Who better than an eccentric Englishman to take the Games from Beijing to London? Cue Boris Johnson.

The London Mayor strode on to the international stage yesterday, happily waved the Olympic flag, and told the watching world in no uncertain terms: "Ping pong is coming home".

He waved the huge banner as he was joined by Gordon Brown and other senior ministers as he addressed the throng at a party in Beijing which was held to celebrate the handover to London in typical style by hailing Britain as the inventor of the parlour game turned Olympic favourite.

In a speech peppered with classical references at London House, the British Games' headquarters in Beijing, Mr Johnson said Britain had invented table tennis over its dining tables before it became a Chinese national obsession.

To cheers from the assembled British officials, Mr Johnson declared that the Chinese "have excelled magnificently at ping pong.

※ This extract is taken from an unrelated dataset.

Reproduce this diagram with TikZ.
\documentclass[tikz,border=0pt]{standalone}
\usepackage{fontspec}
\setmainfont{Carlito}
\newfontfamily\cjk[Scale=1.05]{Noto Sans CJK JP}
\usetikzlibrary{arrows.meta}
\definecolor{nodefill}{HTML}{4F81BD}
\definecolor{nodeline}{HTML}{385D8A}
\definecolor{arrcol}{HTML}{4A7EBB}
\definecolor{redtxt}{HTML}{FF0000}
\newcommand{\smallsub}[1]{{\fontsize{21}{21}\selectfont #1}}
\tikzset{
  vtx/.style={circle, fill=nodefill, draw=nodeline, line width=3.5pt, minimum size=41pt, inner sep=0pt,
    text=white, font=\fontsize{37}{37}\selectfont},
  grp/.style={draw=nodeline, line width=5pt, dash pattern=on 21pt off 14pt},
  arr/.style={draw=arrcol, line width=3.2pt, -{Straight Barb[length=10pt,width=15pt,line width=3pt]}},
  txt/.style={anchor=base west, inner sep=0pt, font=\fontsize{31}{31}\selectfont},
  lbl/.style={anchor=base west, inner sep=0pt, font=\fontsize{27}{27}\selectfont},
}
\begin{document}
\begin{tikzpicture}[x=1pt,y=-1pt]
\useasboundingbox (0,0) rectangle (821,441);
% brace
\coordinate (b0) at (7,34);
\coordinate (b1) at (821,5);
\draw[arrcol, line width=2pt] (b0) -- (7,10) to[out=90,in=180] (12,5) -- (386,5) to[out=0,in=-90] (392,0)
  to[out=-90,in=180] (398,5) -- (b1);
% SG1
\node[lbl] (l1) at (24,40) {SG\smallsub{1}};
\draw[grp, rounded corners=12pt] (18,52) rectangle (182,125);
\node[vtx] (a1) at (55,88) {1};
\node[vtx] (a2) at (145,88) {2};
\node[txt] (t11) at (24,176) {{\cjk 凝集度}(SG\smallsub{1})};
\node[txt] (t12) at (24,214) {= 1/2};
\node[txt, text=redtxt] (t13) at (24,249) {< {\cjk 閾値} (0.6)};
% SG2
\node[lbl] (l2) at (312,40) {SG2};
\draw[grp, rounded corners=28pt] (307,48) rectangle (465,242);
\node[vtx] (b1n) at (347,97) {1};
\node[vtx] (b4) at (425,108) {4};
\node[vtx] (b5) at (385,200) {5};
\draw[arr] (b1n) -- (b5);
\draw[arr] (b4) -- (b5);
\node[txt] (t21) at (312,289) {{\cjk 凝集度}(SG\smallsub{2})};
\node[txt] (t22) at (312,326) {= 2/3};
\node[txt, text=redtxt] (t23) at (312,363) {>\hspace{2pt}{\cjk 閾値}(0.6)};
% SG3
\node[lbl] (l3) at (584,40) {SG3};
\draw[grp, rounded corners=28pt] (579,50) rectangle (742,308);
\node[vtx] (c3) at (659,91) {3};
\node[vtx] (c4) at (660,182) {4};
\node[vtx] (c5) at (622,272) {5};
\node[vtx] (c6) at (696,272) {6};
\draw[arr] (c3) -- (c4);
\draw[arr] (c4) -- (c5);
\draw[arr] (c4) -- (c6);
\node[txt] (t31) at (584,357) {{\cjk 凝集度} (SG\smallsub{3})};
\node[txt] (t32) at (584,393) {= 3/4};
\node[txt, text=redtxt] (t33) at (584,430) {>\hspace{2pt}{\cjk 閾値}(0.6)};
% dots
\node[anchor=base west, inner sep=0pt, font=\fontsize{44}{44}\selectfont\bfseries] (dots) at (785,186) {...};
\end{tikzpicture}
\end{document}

Ping pong was invented on the dining tables of England and it was called whiff whaff".

"There you have, I think, the essential difference between us and the rest of the world. Other nations such as the French looked at the dining table and saw the opportunity to have dinner. We looked at the dining table and saw an opportunity to play whiff whaff.

He continued: "That is why London is the sporting capital of the world. I say to the Chinese and I say to the world – ping pong is coming home."

Asked about his difficulties waving the Olympic flag in front of the huge Beijing crowd at the closing ceremony, he said: "It was very much more complicated than you might think." He said he would deliver a Games that was "just as fantastic, just as memorable" as the Beijing Olympics.

He said: "It was a wonderful moment for me and it is a very, very big responsibility that now passes to us, but I am absolutely sure that we are going to deliver an Olympic Games every bit as good in its way as the Games we have just seen."

As the partying went on into the night, Gordon Brown floated the idea of the Manchester United boss, Sir Alex Ferguson, managing a special GB-wide football squad for the 2012 Games.

Britain has not entered in recent years because the four home countries – England, Scotland, Wales and Northern Ireland – compete separately in international matches and are keen to protect that independence

Mr Brown said: "I have talked to him about it. I think he would have to be approached formally by the relevant authorities, but he is one of the people mentioned and he has not turned it down."

Andy Burnham, the Culture Secretary, said: "We have a lot of hard graft now to make it work."